### WHAT TO PRODUCE:
Return the listing below verbatim. Pictures do not belong in the copy.

### DATA BLOCK:
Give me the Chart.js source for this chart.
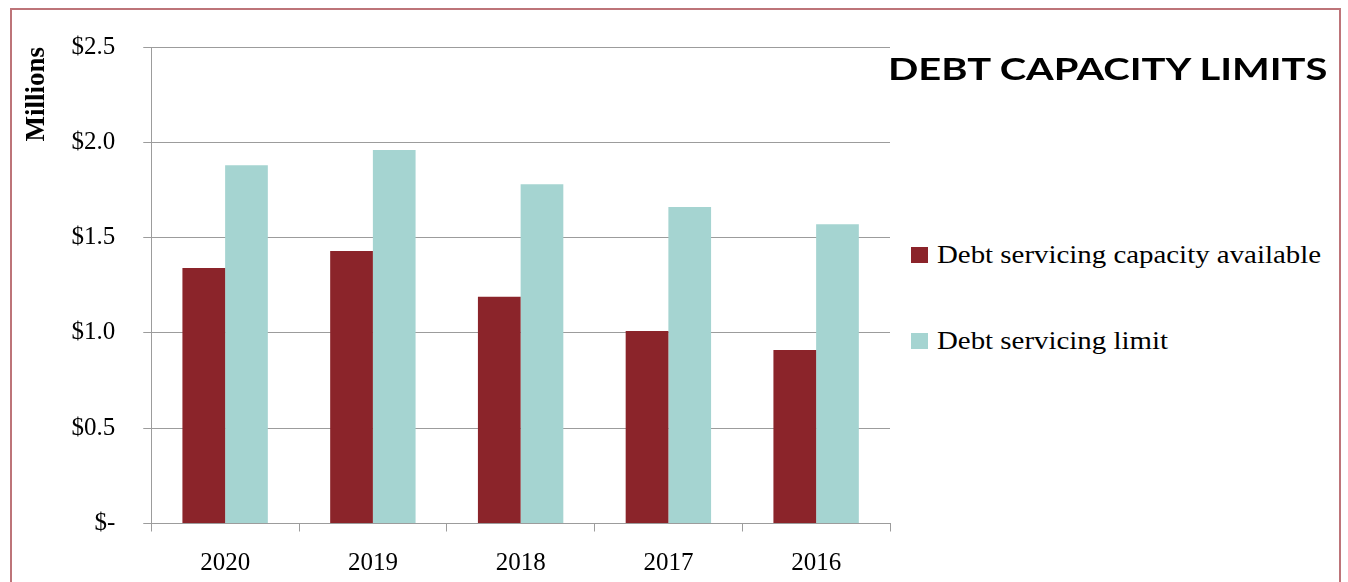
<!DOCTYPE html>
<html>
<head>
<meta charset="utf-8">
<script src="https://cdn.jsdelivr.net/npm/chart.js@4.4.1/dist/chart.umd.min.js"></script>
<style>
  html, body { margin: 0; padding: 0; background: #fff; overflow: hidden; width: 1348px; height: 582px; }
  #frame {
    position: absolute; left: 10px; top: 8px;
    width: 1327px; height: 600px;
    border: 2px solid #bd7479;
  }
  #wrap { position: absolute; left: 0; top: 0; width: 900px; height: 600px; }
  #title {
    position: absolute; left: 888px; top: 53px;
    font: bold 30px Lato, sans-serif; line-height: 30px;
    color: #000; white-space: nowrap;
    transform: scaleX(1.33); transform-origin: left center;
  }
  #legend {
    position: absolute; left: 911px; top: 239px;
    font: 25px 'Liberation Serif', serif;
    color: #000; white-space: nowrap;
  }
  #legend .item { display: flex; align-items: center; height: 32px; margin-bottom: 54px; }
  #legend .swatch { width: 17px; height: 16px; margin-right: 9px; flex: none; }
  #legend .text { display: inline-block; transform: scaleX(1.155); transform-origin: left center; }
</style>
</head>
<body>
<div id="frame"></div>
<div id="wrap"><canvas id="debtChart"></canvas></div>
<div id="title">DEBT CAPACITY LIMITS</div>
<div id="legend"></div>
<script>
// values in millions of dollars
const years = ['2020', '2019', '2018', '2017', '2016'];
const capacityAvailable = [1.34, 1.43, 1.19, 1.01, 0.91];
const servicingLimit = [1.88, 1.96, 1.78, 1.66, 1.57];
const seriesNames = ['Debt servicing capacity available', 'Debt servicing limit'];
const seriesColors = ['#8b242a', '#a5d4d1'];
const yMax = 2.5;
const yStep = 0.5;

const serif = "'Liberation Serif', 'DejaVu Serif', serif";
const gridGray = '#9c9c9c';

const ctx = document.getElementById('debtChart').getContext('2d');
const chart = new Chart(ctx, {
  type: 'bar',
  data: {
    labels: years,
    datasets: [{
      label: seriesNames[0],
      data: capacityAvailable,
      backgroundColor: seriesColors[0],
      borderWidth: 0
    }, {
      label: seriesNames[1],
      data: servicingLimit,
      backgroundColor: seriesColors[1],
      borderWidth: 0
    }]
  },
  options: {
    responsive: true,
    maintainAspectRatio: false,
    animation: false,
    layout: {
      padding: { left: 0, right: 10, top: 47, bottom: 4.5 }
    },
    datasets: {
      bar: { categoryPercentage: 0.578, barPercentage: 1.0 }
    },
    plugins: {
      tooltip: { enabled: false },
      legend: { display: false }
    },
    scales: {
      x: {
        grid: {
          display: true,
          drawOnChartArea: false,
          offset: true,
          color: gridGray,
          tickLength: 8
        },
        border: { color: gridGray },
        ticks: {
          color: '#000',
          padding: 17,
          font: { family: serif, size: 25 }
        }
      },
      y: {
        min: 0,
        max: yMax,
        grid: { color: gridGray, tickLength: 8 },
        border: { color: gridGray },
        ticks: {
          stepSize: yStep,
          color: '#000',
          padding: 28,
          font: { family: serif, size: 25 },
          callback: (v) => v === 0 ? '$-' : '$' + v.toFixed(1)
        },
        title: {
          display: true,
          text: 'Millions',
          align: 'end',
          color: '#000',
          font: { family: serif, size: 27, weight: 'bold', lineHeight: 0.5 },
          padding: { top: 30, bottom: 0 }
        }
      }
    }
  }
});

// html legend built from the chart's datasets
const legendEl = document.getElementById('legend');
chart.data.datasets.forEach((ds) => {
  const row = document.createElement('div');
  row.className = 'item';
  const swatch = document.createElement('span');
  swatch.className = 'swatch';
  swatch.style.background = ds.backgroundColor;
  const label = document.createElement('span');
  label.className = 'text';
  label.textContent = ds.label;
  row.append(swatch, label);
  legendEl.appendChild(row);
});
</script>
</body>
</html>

### REPLY TO THE TASK:
Give me the Chart.js source for this chart.
<!DOCTYPE html>
<html>
<head>
<meta charset="utf-8">
<script src="https://cdn.jsdelivr.net/npm/chart.js@4.4.1/dist/chart.umd.min.js"></script>
<style>
  html, body { margin: 0; padding: 0; background: #fff; overflow: hidden; width: 1348px; height: 582px; }
  #frame {
    position: absolute; left: 10px; top: 8px;
    width: 1327px; height: 600px;
    border: 2px solid #bd7479;
  }
  #wrap { position: absolute; left: 0; top: 0; width: 900px; height: 600px; }
  #title {
    position: absolute; left: 888px; top: 53px;
    font: bold 30px Lato, sans-serif; line-height: 30px;
    color: #000; white-space: nowrap;
    transform: scaleX(1.33); transform-origin: left center;
  }
  #legend {
    position: absolute; left: 911px; top: 239px;
    font: 25px 'Liberation Serif', serif;
    color: #000; white-space: nowrap;
  }
  #legend .item { display: flex; align-items: center; height: 32px; margin-bottom: 54px; }
  #legend .swatch { width: 17px; height: 16px; margin-right: 9px; flex: none; }
  #legend .text { display: inline-block; transform: scaleX(1.155); transform-origin: left center; }
</style>
</head>
<body>
<div id="frame"></div>
<div id="wrap"><canvas id="debtChart"></canvas></div>
<div id="title">DEBT CAPACITY LIMITS</div>
<div id="legend"></div>
<script>
// values in millions of dollars
const years = ['2020', '2019', '2018', '2017', '2016'];
const capacityAvailable = [1.34, 1.43, 1.19, 1.01, 0.91];
const servicingLimit = [1.88, 1.96, 1.78, 1.66, 1.57];
const seriesNames = ['Debt servicing capacity available', 'Debt servicing limit'];
const seriesColors = ['#8b242a', '#a5d4d1'];
const yMax = 2.5;
const yStep = 0.5;

const serif = "'Liberation Serif', 'DejaVu Serif', serif";
const gridGray = '#9c9c9c';

const ctx = document.getElementById('debtChart').getContext('2d');
const chart = new Chart(ctx, {
  type: 'bar',
  data: {
    labels: years,
    datasets: [{
      label: seriesNames[0],
      data: capacityAvailable,
      backgroundColor: seriesColors[0],
      borderWidth: 0
    }, {
      label: seriesNames[1],
      data: servicingLimit,
      backgroundColor: seriesColors[1],
      borderWidth: 0
    }]
  },
  options: {
    responsive: true,
    maintainAspectRatio: false,
    animation: false,
    layout: {
      padding: { left: 0, right: 10, top: 47, bottom: 4.5 }
    },
    datasets: {
      bar: { categoryPercentage: 0.578, barPercentage: 1.0 }
    },
    plugins: {
      tooltip: { enabled: false },
      legend: { display: false }
    },
    scales: {
      x: {
        grid: {
          display: true,
          drawOnChartArea: false,
          offset: true,
          color: gridGray,
          tickLength: 8
        },
        border: { color: gridGray },
        ticks: {
          color: '#000',
          padding: 17,
          font: { family: serif, size: 25 }
        }
      },
      y: {
        min: 0,
        max: yMax,
        grid: { color: gridGray, tickLength: 8 },
        border: { color: gridGray },
        ticks: {
          stepSize: yStep,
          color: '#000',
          padding: 28,
          font: { family: serif, size: 25 },
          callback: (v) => v === 0 ? '$-' : '$' + v.toFixed(1)
        },
        title: {
          display: true,
          text: 'Millions',
          align: 'end',
          color: '#000',
          font: { family: serif, size: 27, weight: 'bold', lineHeight: 0.5 },
          padding: { top: 30, bottom: 0 }
        }
      }
    }
  }
});

// html legend built from the chart's datasets
const legendEl = document.getElementById('legend');
chart.data.datasets.forEach((ds) => {
  const row = document.createElement('div');
  row.className = 'item';
  const swatch = document.createElement('span');
  swatch.className = 'swatch';
  swatch.style.background = ds.backgroundColor;
  const label = document.createElement('span');
  label.className = 'text';
  label.textContent = ds.label;
  row.append(swatch, label);
  legendEl.appendChild(row);
});
</script>
</body>
</html>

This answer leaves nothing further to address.